2016 S3.cpp

/*

2016 S3 - Phenomenal Reviews

Difficulty: Hard

This question requires good understanding of graph theory. If you're not comfortable with graph theory, I recommend you practice some easier problems before continuing.

How to solve the problem:
Which restaurants do we have to traverse?
We only need to traverse the restaurants that are pho restaurants or are in between pho restaurants. We will never visit non-pho restaurants that are not in between pho restaurants.
That's why step 1 to this problem is trimming the tree, you must trim the tree such that only pho restaurants make up the leaf nodes of the tree

After doing so, imagine the following:
Start at any arbitrary point in this new tree. To have visited every pho restaurant, Jo would have to walk to each leaf node in tree.
Let's say for now that she must return to her starting position after each visit to a leaf node. What is the total distance she must walk?
Answer: She must walk the total distance of all the roads of the new tree and then repeat this to undo her steps. Therefore 2 * number of roads

But, in the question, Jo does not have to return to her starting position. Once she reaches the last pho restaurant she's done.
Therefore, the actual distance is 2 * number of roads - the distance it would take for her to walk back from the last restaurant

Since the question is asking us for the minimum time required. We'd like to maximise the distance between the last restaurant she visits and her starting point.
The longest distance between any 2 leaf nodes in a tree is called the diameter of the tree. The diameter of a tree can be found by taking any random point in the tree, determining the furthest point from the original point. Then finding the furthest point from the previously found point.
The distance between these two found points is the maximum diameter of a tree.

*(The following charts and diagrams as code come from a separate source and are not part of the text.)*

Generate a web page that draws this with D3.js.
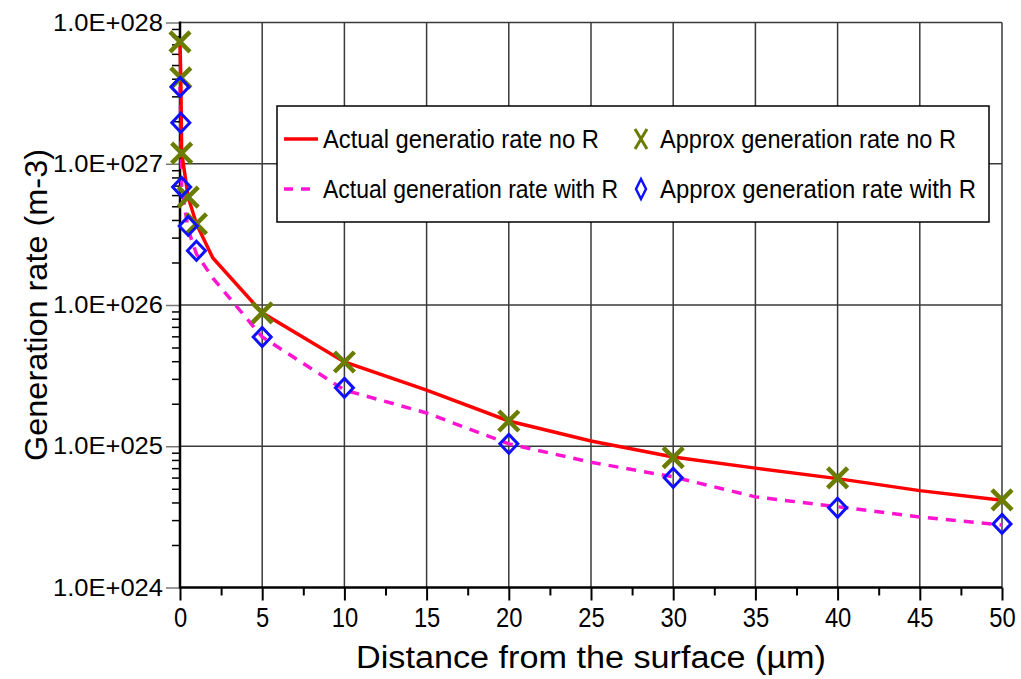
<!DOCTYPE html>
<html>
<head>
<meta charset="utf-8">
<script src="https://cdn.jsdelivr.net/npm/d3@7"></script>
<style>
  body { margin: 0; background: #fff; }
  text { font-family: "Liberation Sans", Arial, sans-serif; fill: #000; }
</style>
</head>
<body>
<div id="chart"></div>
<script>
// values
var xTicks = [0, 5, 10, 15, 20, 25, 30, 35, 40, 45, 50];
var xMinor = [2.5, 7.5, 12.5, 17.5, 22.5, 27.5, 32.5, 37.5, 42.5, 47.5];
var yTicks = [1e24, 1e25, 1e26, 1e27, 1e28];

var actualNoR_x = [0, 0.05, 0.1, 0.5, 1, 2, 5, 10, 15, 20, 25, 30, 35, 40, 45, 50];
var actualNoR_y = [7.3e27, 4.0e27, 1.2e27, 5.8e26, 3.75e26, 2.15e26, 8.8e25, 3.95e25, 2.5e25, 1.51e25, 1.09e25, 8.4e24, 7.0e24, 5.9e24, 4.85e24, 4.15e24];

var actualR_x = [0, 0.05, 0.1, 0.5, 1, 2, 5, 10, 15, 20, 25, 30, 35, 40, 45, 50];
var actualR_y = [3.5e27, 1.95e27, 6.85e26, 3.4e26, 2.3e26, 1.55e26, 5.94e25, 2.5e25, 1.72e25, 1.04e25, 7.7e24, 6.07e24, 4.38e24, 3.73e24, 3.16e24, 2.77e24];

var approxNoR_x = [0, 0.05, 0.1, 0.5, 1, 5, 10, 20, 30, 40, 50];
var approxNoR_y = [7.3e27, 4.05e27, 1.19e27, 5.8e26, 3.75e26, 8.8e25, 3.95e25, 1.51e25, 8.3e24, 5.98e24, 4.17e24];

var approxR_x = [0, 0.05, 0.1, 0.5, 1, 5, 10, 20, 30, 40, 50];
var approxR_y = [3.5e27, 1.95e27, 6.85e26, 3.63e26, 2.42e26, 5.94e25, 2.59e25, 1.04e25, 5.98e24, 3.67e24, 2.82e24];

var legendLabels = ["Actual generatio rate no R", "Approx generation rate no R",
                    "Actual generation rate with R", "Approx generation rate with R"];

var W = 1021, H = 679;
var pLeft = 180, pRight = 1002, pTop = 22.5, pBottom = 587.5;

var svg = d3.select("#chart").append("svg")
  .attr("width", W).attr("height", H);

var x = d3.scaleLinear().domain([0, 50]).range([pLeft, pRight]);
var y = d3.scaleLog().domain([1e24, 1e28]).range([pBottom, pTop]);

// grid
var grid = svg.append("g");
grid.selectAll(".vg").data(xTicks.slice(1)).enter().append("line")
  .attr("x1", d => x(d)).attr("x2", d => x(d))
  .attr("y1", pTop).attr("y2", pBottom)
  .style("stroke", "#3a3a3a").style("stroke-width", 1.5);
grid.selectAll(".hg").data(yTicks.slice(1)).enter().append("line")
  .attr("x1", pLeft).attr("x2", pRight)
  .attr("y1", d => y(d)).attr("y2", d => y(d))
  .style("stroke", "#3a3a3a").style("stroke-width", 1.5);

// minor y ticks
var yMinor = [];
for (var e = 24; e < 28; e++) {
  for (var m = 2; m <= 9; m++) yMinor.push(m * Math.pow(10, e));
}

var yAxisMinor = svg.append("g").attr("transform", "translate(" + pLeft + ",0)")
  .call(d3.axisLeft(y).tickValues(yMinor).tickSize(8).tickFormat(""));
yAxisMinor.select(".domain").remove();
yAxisMinor.selectAll("line").style("stroke", "#000").style("stroke-width", 1.5);

var yAxis = svg.append("g").attr("transform", "translate(" + pLeft + ",0)")
  .call(d3.axisLeft(y).tickValues(yTicks).tickSize(14).tickPadding(3)
    .tickFormat(d => "1.0E+0" + Math.round(Math.log10(d))));
yAxis.select(".domain").remove();
yAxis.selectAll("line").style("stroke", "#777").style("stroke-width", 1.5);
yAxis.selectAll("text")
  .style("font-size", "24px")
  .attr("textLength", 110).attr("lengthAdjust", "spacingAndGlyphs");

var xAxisMinor = svg.append("g").attr("transform", "translate(0," + pBottom + ")")
  .call(d3.axisBottom(x).tickValues(xMinor).tickSize(8).tickFormat(""));
xAxisMinor.select(".domain").remove();
xAxisMinor.selectAll("line").style("stroke", "#000").style("stroke-width", 2);

var xAxis = svg.append("g").attr("transform", "translate(0," + pBottom + ")")
  .call(d3.axisBottom(x).tickValues(xTicks).tickSize(13).tickPadding(7));
xAxis.select(".domain").remove();
xAxis.selectAll("line").style("stroke", "#000").style("stroke-width", 2);
xAxis.selectAll("text")
  .style("font-size", "28px")
  .attr("transform", "scale(0.85,1)");

// axis lines
svg.append("line").attr("x1", pLeft).attr("x2", pLeft).attr("y1", pTop - 1).attr("y2", pBottom + 1)
  .style("stroke", "#000").style("stroke-width", 2.5);
svg.append("line").attr("x1", pLeft).attr("x2", pRight).attr("y1", pBottom).attr("y2", pBottom)
  .style("stroke", "#000").style("stroke-width", 2.5);

// titles
svg.append("text")
  .attr("transform", "translate(36," + ((pTop + pBottom) / 2) + ") rotate(-90)")
  .attr("text-anchor", "middle").attr("dy", "0.35em")
  .style("font-size", "31px")
  .attr("textLength", 312).attr("lengthAdjust", "spacingAndGlyphs")
  .text("Generation rate (m-3)");

svg.append("text")
  .attr("x", (pLeft + pRight) / 2).attr("y", 657)
  .attr("text-anchor", "middle").attr("dy", "0.35em")
  .style("font-size", "31px")
  .attr("textLength", 470).attr("lengthAdjust", "spacingAndGlyphs")
  .text("Distance from the surface (\u00b5m)");

// lines
var line = d3.line().x(d => x(d[0])).y(d => y(d[1]));

svg.append("path")
  .datum(d3.zip(actualR_x, actualR_y))
  .attr("d", line)
  .style("fill", "none").style("stroke", "#ff14d2").style("stroke-width", 3.5)
  .style("stroke-dasharray", "10,8");

svg.append("path")
  .datum(d3.zip(actualNoR_x, actualNoR_y))
  .attr("d", line)
  .style("fill", "none").style("stroke", "#ff0000").style("stroke-width", 3.5);

// markers
var xMark = "M-10,-10L10,10M-10,10L10,-10";
var diamond = "M0,-9.5L9,0L0,9.5L-9,0Z";

svg.append("g").selectAll("path").data(d3.zip(approxNoR_x, approxNoR_y)).enter()
  .append("path")
  .attr("transform", d => "translate(" + x(d[0]) + "," + y(d[1]) + ")")
  .attr("d", xMark)
  .style("fill", "none").style("stroke", "#6b7d00").style("stroke-width", 4.5);

svg.append("g").selectAll("path").data(d3.zip(approxR_x, approxR_y)).enter()
  .append("path")
  .attr("transform", d => "translate(" + x(d[0]) + "," + y(d[1]) + ")")
  .attr("d", diamond)
  .style("fill", "none").style("stroke", "#1010ff").style("stroke-width", 3);

// legend
var lg = svg.append("g");
lg.append("rect")
  .attr("x", 277).attr("y", 106).attr("width", 712).attr("height", 116)
  .style("fill", "#fff").style("stroke", "#000").style("stroke-width", 1.5);

var rowY = [139, 189];
var txtW = [276, 296, 295, 316];

lg.append("line").attr("x1", 284).attr("x2", 318).attr("y1", rowY[0]).attr("y2", rowY[0])
  .style("stroke", "#ff0000").style("stroke-width", 3.5);
lg.append("line").attr("x1", 284).attr("x2", 318).attr("y1", rowY[1]).attr("y2", rowY[1])
  .style("stroke", "#ff14d2").style("stroke-width", 3.5).style("stroke-dasharray", "9,8");
lg.append("path").attr("transform", "translate(641," + rowY[0] + ")")
  .attr("d", "M-6,-10L6,10M-6,10L6,-10")
  .style("fill", "none").style("stroke", "#6b7d00").style("stroke-width", 3);
lg.append("path").attr("transform", "translate(641," + rowY[1] + ")")
  .attr("d", "M0,-10L5,0L0,10L-5,0Z")
  .style("fill", "none").style("stroke", "#1010ff").style("stroke-width", 2.5);

lg.selectAll("text.lab").data(legendLabels).enter().append("text")
  .attr("x", (d, i) => i % 2 === 0 ? 323 : 660)
  .attr("y", (d, i) => rowY[Math.floor(i / 2)])
  .attr("dy", "0.35em")
  .style("font-size", "25px")
  .attr("textLength", (d, i) => txtW[i]).attr("lengthAdjust", "spacingAndGlyphs")
  .text(d => d);
</script>
</body>
</html>
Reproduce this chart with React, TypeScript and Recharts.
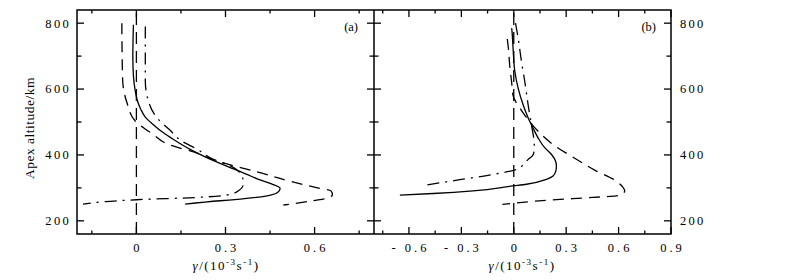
import { LineChart, Line, XAxis, YAxis, ReferenceLine, ReferenceArea } from "recharts";

// axis ticks
const altTicks = [200, 300, 400, 500, 600, 700, 800];
const altLabels = [200, 400, 600, 800];
const gammaTicksA = [-0.15, 0, 0.15, 0.3, 0.45, 0.6, 0.75];
const gammaLabelsA = [0, 0.3, 0.6];
const gammaTicksB = [-0.75, -0.6, -0.45, -0.3, -0.15, 0, 0.15, 0.3, 0.45, 0.6, 0.75, 0.9];
const gammaLabelsB = [-0.6, -0.3, 0, 0.3, 0.6, 0.9];

// panel (a)
const solidAltA = [795, 700, 640, 595, 563, 538, 515, 492, 468, 447, 417, 392, 366, 341, 326, 312, 298, 286, 276, 266, 261, 251];
const solidGammaA = [-0.01, -0.012, -0.01, -0.004, 0.004, 0.015, 0.03, 0.057, 0.09, 0.125, 0.181, 0.237, 0.304, 0.372, 0.411, 0.455, 0.484, 0.475, 0.44, 0.35, 0.282, 0.164];
const dashAltA = [800, 700, 623, 559, 503, 482, 465, 429, 410, 380, 349, 319, 300, 291, 280, 271, 261, 248];
const dashGammaA = [-0.049, -0.048, -0.046, -0.032, -0.004, 0.025, 0.052, 0.116, 0.19, 0.276, 0.405, 0.523, 0.61, 0.655, 0.66, 0.652, 0.595, 0.495];
const dotDashAltA = [790, 700, 625, 565, 513, 477, 442, 417, 387, 370, 350, 330, 311, 292, 278, 271, 264, 251];
const dotDashGammaA = [0.03, 0.03, 0.03, 0.04, 0.069, 0.111, 0.153, 0.205, 0.259, 0.31, 0.345, 0.358, 0.36, 0.345, 0.304, 0.203, 0, -0.18];

// panel (b)
const solidAltB = [785, 775, 724, 654, 603, 553, 513, 482, 452, 422, 402, 380, 366, 350, 336, 326, 311, 306, 291, 283, 278];
const solidGammaB = [-0.012, -0.01, -0.004, 0.006, 0.025, 0.053, 0.082, 0.11, 0.139, 0.177, 0.215, 0.24, 0.244, 0.24, 0.225, 0.187, 0.073, -0.004, -0.233, -0.461, -0.652];
const dashAltB = [752, 720, 670, 620, 580, 558, 543, 505, 472, 430, 390, 354, 324, 305, 291, 280, 276, 271, 263, 250];
const dashGammaB = [-0.037, -0.03, -0.023, -0.012, -0.004, 0.015, 0.034, 0.085, 0.139, 0.229, 0.349, 0.463, 0.577, 0.62, 0.635, 0.62, 0.587, 0.453, 0.206, -0.065];
const dotDashAltB = [800, 755, 684, 623, 553, 492, 442, 420, 400, 385, 368, 356, 341, 324, 308];
const dotDashGammaB = [0.01, 0.025, 0.044, 0.063, 0.082, 0.101, 0.116, 0.118, 0.11, 0.08, 0.05, 0.015, -0.118, -0.318, -0.509];

const toPoints = (gamma: number[], alt: number[]) => gamma.map((g, i) => ({ g, alt: alt[i] }));

const FONT = '"Liberation Serif", "Times New Roman", serif';
const INK = "#000";
const PLOT_TOP = 10;
const A_RIGHT = 374;
const B_LEFT = 374;
const LONG_DASH = "11 7";
const DOT_DASH = "12 6 2 6";

const isIn = (list: number[], v: number) => list.some((t) => Math.abs(t - v) < 1e-9);

function fmtGamma(v: number) {
  if (Math.abs(v) < 1e-9) return "0";
  return v < 0 ? `- ${Math.abs(v).toFixed(1)}` : v.toFixed(1);
}

// ticks point inward, drawn on both the bottom and top edge
function GammaTick(props: any) {
  const { x, y, payload, labels } = props;
  const major = isIn(labels, payload.value);
  const len = major ? 7 : 3.5;
  return (
    <g>
      <line x1={x} x2={x} y1={y} y2={y - len} stroke={INK} strokeWidth={1.3} />
      <line x1={x} x2={x} y1={PLOT_TOP} y2={PLOT_TOP + len} stroke={INK} strokeWidth={1.3} />
      {major && (
        <text x={x + 1.5} y={y + 18} textAnchor="middle" fontFamily={FONT} fontSize={12.5} letterSpacing={3} fill={INK}>
          {fmtGamma(payload.value)}
        </text>
      )}
    </g>
  );
}

function AltTick(props: any) {
  const { x, y, payload, side, opposite } = props;
  const major = isIn(altLabels, payload.value);
  const len = major ? 7 : 4.5;
  const dir = side === "left" ? 1 : -1;
  return (
    <g>
      <line x1={x} x2={x + dir * len} y1={y} y2={y} stroke={INK} strokeWidth={1.3} />
      <line x1={opposite} x2={opposite - dir * len} y1={y} y2={y} stroke={INK} strokeWidth={1.3} />
      {major && (
        <text
          x={side === "left" ? x - 6 : x + 9}
          y={y}
          dy="0.35em"
          textAnchor={side === "left" ? "end" : "start"}
          fontFamily={FONT}
          fontSize={12.5}
          letterSpacing={2.3}
          fill={INK}
        >
          {payload.value}
        </text>
      )}
    </g>
  );
}

function GammaTitle({ cx }: { cx: number }) {
  return (
    <text x={cx} y={270} textAnchor="middle" fontFamily={FONT} fontSize={13} letterSpacing={1.5} fill={INK}>
      <tspan fontStyle="italic">γ</tspan>/(10
      <tspan dy={-5} fontSize={9}>-3</tspan>
      <tspan dy={5}>s</tspan>
      <tspan dy={-5} fontSize={9}>-1</tspan>
      <tspan dy={5}>)</tspan>
    </text>
  );
}

export default function App() {
  const solidA = toPoints(solidGammaA, solidAltA);
  const dashA = toPoints(dashGammaA, dashAltA);
  const dotDashA = toPoints(dotDashGammaA, dotDashAltA);
  const solidB = toPoints(solidGammaB, solidAltB);
  const dashB = toPoints(dashGammaB, dashAltB);
  const dotDashB = toPoints(dotDashGammaB, dotDashAltB);

  const lineProps = {
    dataKey: "alt",
    type: "monotoneY" as const,
    stroke: INK,
    strokeWidth: 1.3,
    dot: false,
    activeDot: false,
    isAnimationActive: false,
  };

  return (
    <div style={{ position: "absolute", left: 0, top: 0, width: 794, height: 280, background: "#fff" }}>
      <div style={{ position: "absolute", left: 0, top: 0 }}>
        <LineChart width={374} height={280} margin={{ top: 10, right: 0, bottom: 0, left: 0 }}>
          <XAxis
            type="number"
            dataKey="g"
            domain={[-0.2, 0.8]}
            ticks={gammaTicksA}
            interval={0}
            allowDataOverflow
            axisLine={false}
            tickLine={false}
            tickSize={0}
            tickMargin={0}
            height={46}
            tick={<GammaTick labels={gammaLabelsA} />}
          />
          <YAxis
            type="number"
            domain={[160, 840]}
            ticks={altTicks}
            interval={0}
            allowDataOverflow
            axisLine={false}
            tickLine={false}
            tickSize={0}
            tickMargin={0}
            width={77}
            tick={<AltTick side="left" opposite={A_RIGHT} />}
          />
          <ReferenceArea x1={-0.2} x2={0.8} y1={160} y2={840} fill="none" stroke={INK} strokeWidth={1.5} />
          <ReferenceLine x={0} stroke={INK} strokeWidth={1.3} strokeDasharray="12 7" />
          <Line {...lineProps} data={solidA} />
          <Line {...lineProps} data={dashA} strokeDasharray={LONG_DASH} />
          <Line {...lineProps} data={dotDashA} strokeDasharray={DOT_DASH} />
          <text x={358} y={31} textAnchor="end" fontFamily={FONT} fontSize={12.5} fill={INK}>(a)</text>
          <text transform="translate(34,128) rotate(-90)" textAnchor="middle" fontFamily={FONT} fontSize={13.5} letterSpacing={0.5} fill={INK}>
            Apex altitude/km
          </text>
          <GammaTitle cx={226} />
        </LineChart>
      </div>
      <div style={{ position: "absolute", left: B_LEFT, top: 0 }}>
        <LineChart width={420} height={280} margin={{ top: 10, right: 0, bottom: 0, left: 0 }}>
          <XAxis
            type="number"
            dataKey="g"
            domain={[-0.8, 0.9]}
            ticks={gammaTicksB}
            interval={0}
            allowDataOverflow
            axisLine={false}
            tickLine={false}
            tickSize={0}
            tickMargin={0}
            height={46}
            tick={<GammaTick labels={gammaLabelsB} />}
          />
          <YAxis
            type="number"
            orientation="right"
            domain={[160, 840]}
            ticks={altTicks}
            interval={0}
            allowDataOverflow
            axisLine={false}
            tickLine={false}
            tickSize={0}
            tickMargin={0}
            width={123}
            tick={<AltTick side="right" opposite={0} />}
          />
          <ReferenceArea x1={-0.8} x2={0.9} y1={160} y2={840} fill="none" stroke={INK} strokeWidth={1.5} />
          <ReferenceLine x={0} stroke={INK} strokeWidth={1.3} strokeDasharray="12 7" />
          <Line {...lineProps} data={solidB} />
          <Line {...lineProps} data={dashB} strokeDasharray={LONG_DASH} />
          <Line {...lineProps} data={dotDashB} strokeDasharray={DOT_DASH} />
          <text x={282} y={31} textAnchor="end" fontFamily={FONT} fontSize={12.5} fill={INK}>(b)</text>
          <GammaTitle cx={148} />
        </LineChart>
      </div>
    </div>
  );
}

Therefore the answer to the problem is 2 * # of roads in trimmed tree - Max diameter of new tree

*/

#include <iostream>
#include <vector>

std::vector<bool> isPhoRestaurant; //isPhoRestaurant[i] = true means that restaurant i is a pho restaurant
std::vector<std::vector<int>> roads; //Represent the paths between the restaurants
int numberOfRoads, diameter = 0, vertexA; //Total number of roads, diameter of tree, furthest point from random starting point. VertexA will be used in determining the diameter

//Cutting the tree, I say cut but really we're not deleting anything, we're just going to ignore useless restaurants
bool cut (int current, int previous, int depth = 0){

    bool connectedToPho = false; //If the current restaurant is a mandatory step to another pho restaurant or is a pho restaurant

    //For all connecting restaurants
    for (const int nextRestaurant: roads[current]){

        //Prevent going backwards
        if (nextRestaurant != previous){

            //Continue traversing the graph, when the recursion ends, it will tell us whether the current restaurant connects to a pho restaurant
            if (cut (nextRestaurant, current, depth + 1)){
                connectedToPho = true;
            }

        }

    }

    // If we hit a leaf node/dead end and it's a pho restaurant
    if (isPhoRestaurant[current] == true){
        connectedToPho = true;
    }

    //If we find a point that is not connected to a pho restaurant and is not a pho restaurant itself
    if (!connectedToPho){
        numberOfRoads--;
        return false;
    }

    //We can safely assume the current restaurant is connectedToPho because we've passed the previous if statement. Depth tells us our current distance. Remember we want to find the furthest point from the random point where we started.
    if (depth > diameter){
        diameter = depth;
        vertexA = current;
    }

    return true;

}

//Essentially same thing as cut, except we're no longer removing roads, we're just ignoring them
bool findDiameter (int current, int previous, int depth = 0){

    bool connectedToPho = false;
    for (const int nextRestaurant: roads[current]){

        if (nextRestaurant != previous){

            if (findDiameter (nextRestaurant, current, depth + 1)){
                connectedToPho = true;
            }

        }

    }

    if (isPhoRestaurant[current] == true){
        connectedToPho = true;
    }

    //No cutting
    if (!connectedToPho){
        return false;
    }

    //Recall the method I explained in the beginning as to how to find the max diameter, max diameter = distance between vertexA and furthest point from vertexA
    if (depth > diameter){
        diameter = depth;
    }

    return true;

}

int main(){

    int N, M;
    std::cin >> N >> M;

    numberOfRoads = N - 1;

    isPhoRestaurant.resize(N, false);
    roads.resize(N);

    int phoRestaurant;
    for (int i = 0; i < M; i++){

        std::cin >> phoRestaurant;
        isPhoRestaurant[phoRestaurant] = true; //Mark Pho Restaurants

    }

    for (int i = 0; i < N - 1; i++){

        int restaurant1, restaurant2;
        std::cin >> restaurant1 >> restaurant2;
        //Remember the roads go both ways
        roads[restaurant1].push_back(restaurant2);
        roads[restaurant2].push_back(restaurant1);

    }

    cut (phoRestaurant, -1); //Cut the tree, determine vertexA
    findDiameter(vertexA, -1); //Perform a secondary dfs using vertexA as a starting point to find the furthest point, distance between the found point and vertexA is the max diameter

    int answer = numberOfRoads * 2 - diameter;

    std::cout << answer;

    return 0;

}